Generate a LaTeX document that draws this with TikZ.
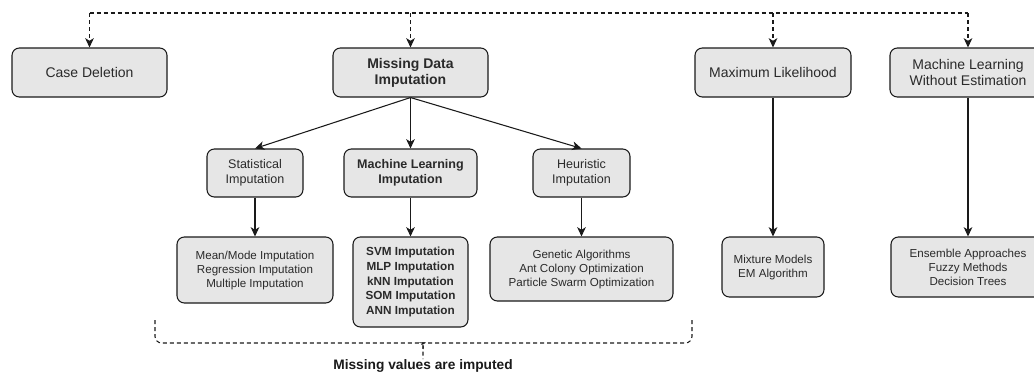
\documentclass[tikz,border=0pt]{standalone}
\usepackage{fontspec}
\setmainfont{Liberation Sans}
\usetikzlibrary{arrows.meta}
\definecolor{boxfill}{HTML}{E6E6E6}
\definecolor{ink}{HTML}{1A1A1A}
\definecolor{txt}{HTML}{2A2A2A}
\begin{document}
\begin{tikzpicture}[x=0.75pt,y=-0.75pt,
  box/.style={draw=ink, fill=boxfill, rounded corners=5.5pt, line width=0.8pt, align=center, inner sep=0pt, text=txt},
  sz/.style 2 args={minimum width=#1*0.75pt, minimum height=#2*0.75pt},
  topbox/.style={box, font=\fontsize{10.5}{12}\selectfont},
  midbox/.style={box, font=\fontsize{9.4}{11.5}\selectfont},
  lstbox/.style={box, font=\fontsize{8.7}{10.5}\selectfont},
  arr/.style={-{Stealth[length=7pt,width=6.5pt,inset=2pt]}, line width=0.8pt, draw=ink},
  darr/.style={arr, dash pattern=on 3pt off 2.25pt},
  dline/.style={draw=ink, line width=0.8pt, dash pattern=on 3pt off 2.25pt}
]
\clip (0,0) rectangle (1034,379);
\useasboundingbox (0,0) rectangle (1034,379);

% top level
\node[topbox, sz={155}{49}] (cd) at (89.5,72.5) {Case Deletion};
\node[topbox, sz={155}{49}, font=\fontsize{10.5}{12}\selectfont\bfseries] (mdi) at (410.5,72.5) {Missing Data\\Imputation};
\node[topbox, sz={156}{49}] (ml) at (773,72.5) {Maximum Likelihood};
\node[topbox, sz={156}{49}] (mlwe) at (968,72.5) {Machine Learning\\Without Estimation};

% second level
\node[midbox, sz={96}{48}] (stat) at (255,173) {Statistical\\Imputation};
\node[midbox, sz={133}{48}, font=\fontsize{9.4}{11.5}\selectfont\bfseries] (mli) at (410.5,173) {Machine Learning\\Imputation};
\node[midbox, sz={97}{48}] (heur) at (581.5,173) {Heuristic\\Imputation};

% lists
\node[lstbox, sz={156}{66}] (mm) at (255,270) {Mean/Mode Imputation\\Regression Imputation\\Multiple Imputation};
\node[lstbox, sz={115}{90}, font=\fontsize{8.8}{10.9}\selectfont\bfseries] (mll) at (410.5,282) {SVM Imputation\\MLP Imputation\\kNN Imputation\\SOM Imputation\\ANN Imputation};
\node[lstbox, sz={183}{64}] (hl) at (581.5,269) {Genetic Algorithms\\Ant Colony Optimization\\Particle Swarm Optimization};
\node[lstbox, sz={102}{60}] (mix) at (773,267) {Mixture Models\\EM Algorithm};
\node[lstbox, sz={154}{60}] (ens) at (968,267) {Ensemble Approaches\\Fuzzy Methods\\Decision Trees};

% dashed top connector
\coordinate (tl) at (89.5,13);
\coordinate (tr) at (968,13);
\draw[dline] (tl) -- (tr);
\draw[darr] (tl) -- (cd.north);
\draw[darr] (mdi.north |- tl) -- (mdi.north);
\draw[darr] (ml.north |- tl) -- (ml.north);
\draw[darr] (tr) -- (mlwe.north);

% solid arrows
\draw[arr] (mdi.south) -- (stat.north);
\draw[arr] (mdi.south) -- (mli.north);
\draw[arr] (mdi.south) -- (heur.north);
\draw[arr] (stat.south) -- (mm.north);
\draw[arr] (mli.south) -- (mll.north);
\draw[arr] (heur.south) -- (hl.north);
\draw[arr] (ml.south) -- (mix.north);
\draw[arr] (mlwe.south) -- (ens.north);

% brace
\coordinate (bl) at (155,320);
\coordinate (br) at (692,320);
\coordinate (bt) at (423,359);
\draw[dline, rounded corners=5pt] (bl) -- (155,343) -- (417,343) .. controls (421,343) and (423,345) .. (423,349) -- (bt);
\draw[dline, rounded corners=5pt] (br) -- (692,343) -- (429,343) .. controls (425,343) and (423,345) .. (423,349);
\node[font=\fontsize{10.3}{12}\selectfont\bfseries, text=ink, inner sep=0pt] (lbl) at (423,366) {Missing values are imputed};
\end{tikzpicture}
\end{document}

++++++

**JOB**
Without the pictures, retype the whole of the material above exactly.

**THE RESULT**
Generate a LaTeX document that draws this with TikZ.
\documentclass[tikz,border=0pt]{standalone}
\usepackage{fontspec}
\setmainfont{Liberation Sans}
\usetikzlibrary{arrows.meta}
\definecolor{boxfill}{HTML}{E6E6E6}
\definecolor{ink}{HTML}{1A1A1A}
\definecolor{txt}{HTML}{2A2A2A}
\begin{document}
\begin{tikzpicture}[x=0.75pt,y=-0.75pt,
  box/.style={draw=ink, fill=boxfill, rounded corners=5.5pt, line width=0.8pt, align=center, inner sep=0pt, text=txt},
  sz/.style 2 args={minimum width=#1*0.75pt, minimum height=#2*0.75pt},
  topbox/.style={box, font=\fontsize{10.5}{12}\selectfont},
  midbox/.style={box, font=\fontsize{9.4}{11.5}\selectfont},
  lstbox/.style={box, font=\fontsize{8.7}{10.5}\selectfont},
  arr/.style={-{Stealth[length=7pt,width=6.5pt,inset=2pt]}, line width=0.8pt, draw=ink},
  darr/.style={arr, dash pattern=on 3pt off 2.25pt},
  dline/.style={draw=ink, line width=0.8pt, dash pattern=on 3pt off 2.25pt}
]
\clip (0,0) rectangle (1034,379);
\useasboundingbox (0,0) rectangle (1034,379);

% top level
\node[topbox, sz={155}{49}] (cd) at (89.5,72.5) {Case Deletion};
\node[topbox, sz={155}{49}, font=\fontsize{10.5}{12}\selectfont\bfseries] (mdi) at (410.5,72.5) {Missing Data\\Imputation};
\node[topbox, sz={156}{49}] (ml) at (773,72.5) {Maximum Likelihood};
\node[topbox, sz={156}{49}] (mlwe) at (968,72.5) {Machine Learning\\Without Estimation};

% second level
\node[midbox, sz={96}{48}] (stat) at (255,173) {Statistical\\Imputation};
\node[midbox, sz={133}{48}, font=\fontsize{9.4}{11.5}\selectfont\bfseries] (mli) at (410.5,173) {Machine Learning\\Imputation};
\node[midbox, sz={97}{48}] (heur) at (581.5,173) {Heuristic\\Imputation};

% lists
\node[lstbox, sz={156}{66}] (mm) at (255,270) {Mean/Mode Imputation\\Regression Imputation\\Multiple Imputation};
\node[lstbox, sz={115}{90}, font=\fontsize{8.8}{10.9}\selectfont\bfseries] (mll) at (410.5,282) {SVM Imputation\\MLP Imputation\\kNN Imputation\\SOM Imputation\\ANN Imputation};
\node[lstbox, sz={183}{64}] (hl) at (581.5,269) {Genetic Algorithms\\Ant Colony Optimization\\Particle Swarm Optimization};
\node[lstbox, sz={102}{60}] (mix) at (773,267) {Mixture Models\\EM Algorithm};
\node[lstbox, sz={154}{60}] (ens) at (968,267) {Ensemble Approaches\\Fuzzy Methods\\Decision Trees};

% dashed top connector
\coordinate (tl) at (89.5,13);
\coordinate (tr) at (968,13);
\draw[dline] (tl) -- (tr);
\draw[darr] (tl) -- (cd.north);
\draw[darr] (mdi.north |- tl) -- (mdi.north);
\draw[darr] (ml.north |- tl) -- (ml.north);
\draw[darr] (tr) -- (mlwe.north);

% solid arrows
\draw[arr] (mdi.south) -- (stat.north);
\draw[arr] (mdi.south) -- (mli.north);
\draw[arr] (mdi.south) -- (heur.north);
\draw[arr] (stat.south) -- (mm.north);
\draw[arr] (mli.south) -- (mll.north);
\draw[arr] (heur.south) -- (hl.north);
\draw[arr] (ml.south) -- (mix.north);
\draw[arr] (mlwe.south) -- (ens.north);

% brace
\coordinate (bl) at (155,320);
\coordinate (br) at (692,320);
\coordinate (bt) at (423,359);
\draw[dline, rounded corners=5pt] (bl) -- (155,343) -- (417,343) .. controls (421,343) and (423,345) .. (423,349) -- (bt);
\draw[dline, rounded corners=5pt] (br) -- (692,343) -- (429,343) .. controls (425,343) and (423,345) .. (423,349);
\node[font=\fontsize{10.3}{12}\selectfont\bfseries, text=ink, inner sep=0pt] (lbl) at (423,366) {Missing values are imputed};
\end{tikzpicture}
\end{document}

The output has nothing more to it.